Moneybox:
it is now more common to have a mobile phone than a working toilet:
Surprisingly, the UN reports there
are now more people with mobile phones (six billion for world
population of seven billion) on earth than there are with access to
clean toilets (4.5 billion).
That phenomenon is easily visible in Indonesia, for example,
where it is common to see people who live in metal roofed shacks
without bathrooms surfing Facebook on their smartphones or feature phones.
And it shows how, in the developing world, multinationals are often
better at responding to peoples’ needs than governments are.

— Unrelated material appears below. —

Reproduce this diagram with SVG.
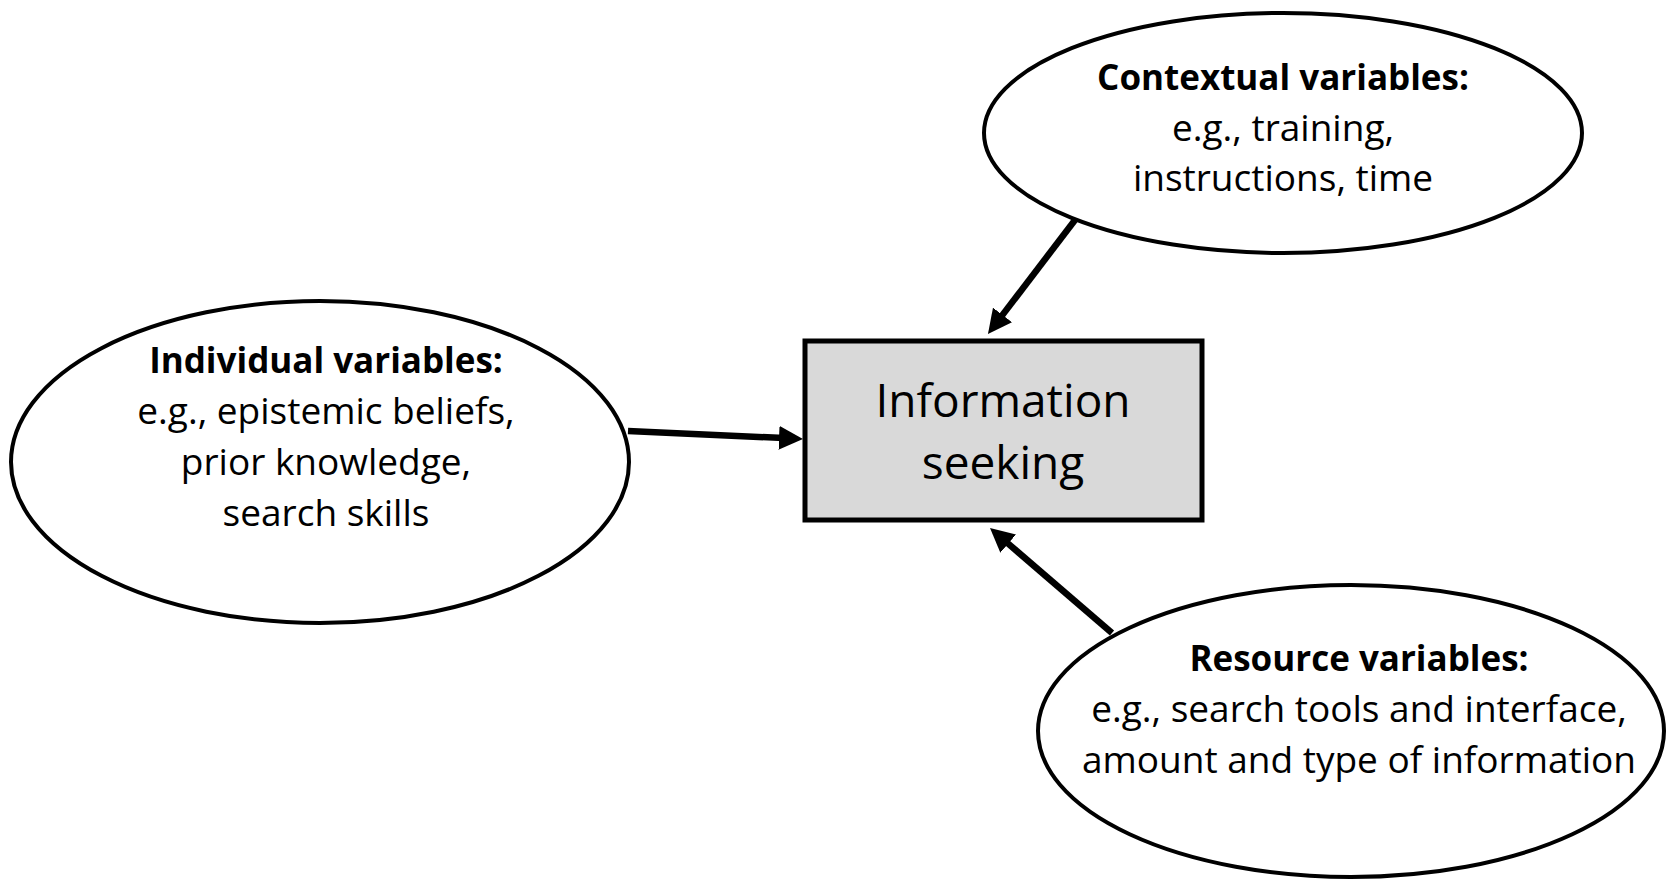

Open defacation, while not widely discussed, causes illnesses such as diarrhea thatkill 4,500 children daily. Poor sanitation also hobbles emerging markets economically. According to the UN, the problem costs India $53.8 billion a year, while Nigeria loses $3 billion annually.
In rich countries we tend to think about technologies in terms of
their order of adoption and it seems obvious that plumbing is more
basic. But from an infrastructure investment standpoint, it's easier to
build a mobile phone network than a sewer system. For that same reason,
even though there tends not to be all that much competition in wireless
telephony it's a lot less monopolistic than electricity.
In other words, part of what makes the mobile phone a great technology
is that it's useful to people even in parts of the world where the basic
institutions of governance are really bad.